French startup Riminder recently raised a $2.3 million funding round from various business angels, such as Xavier Niel, Jean-Baptiste Rudelle, Romain Niccoli, Franck Le Ouay, Dominique Vidal, Thibaud Elzière and Fred Potter. The company has been building a deep learning-powered tool to sort applications and resumes so you don’t have to. Riminder participated in TechCrunch’s Startup Battlefield.
Riminder won’t replace your HR department altogether, but it can help you save a ton of time when you’re a popular company. Let’s say you are looking for a mobile designer and you usually get hundreds or thousands of applications.
You can then integrate Riminder with your various channels to collect resumes from various sources. The startup then uses optical character recognition to turn PDFs, images, Word documents and more into text. Riminder then tries to understand all your job positions and turn raw text into useful data.
Finally, the service will rank the applications based on public data and internal data. The company has scraped the web and LinkedIn to understand usual career paths.

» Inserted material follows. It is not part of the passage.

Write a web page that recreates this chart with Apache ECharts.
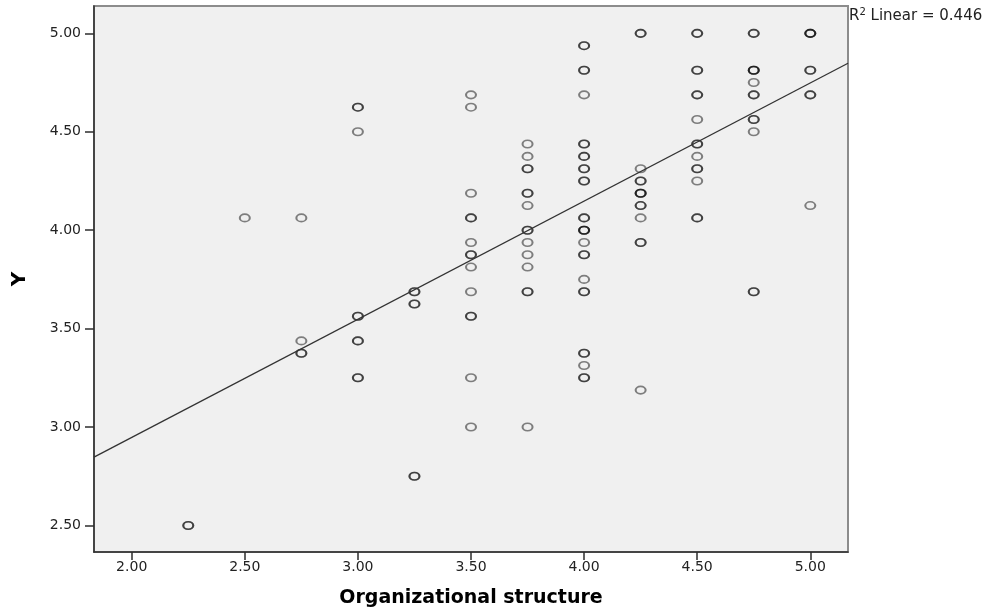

Existing HR solutions can integrate with Riminder using an API. This way, you could potentially use the same HR platform, but with Riminder’s smart filtering features.
With this initial sorting, your HR team can more easily get straight to the point and interview the top candidates on the list.
While it’s hard to evaluate algorithm bias, Riminder thinks that leveraging artificial intelligence for recruitment can help surface unusual candidates. You could come from a different country and have a different profile, but maybe you have the perfect past experience for a particular job. Riminder isn’t going to overlook those applications.
With today’s funding round, the company is opening an office in San Francisco to get some clients in the U.S.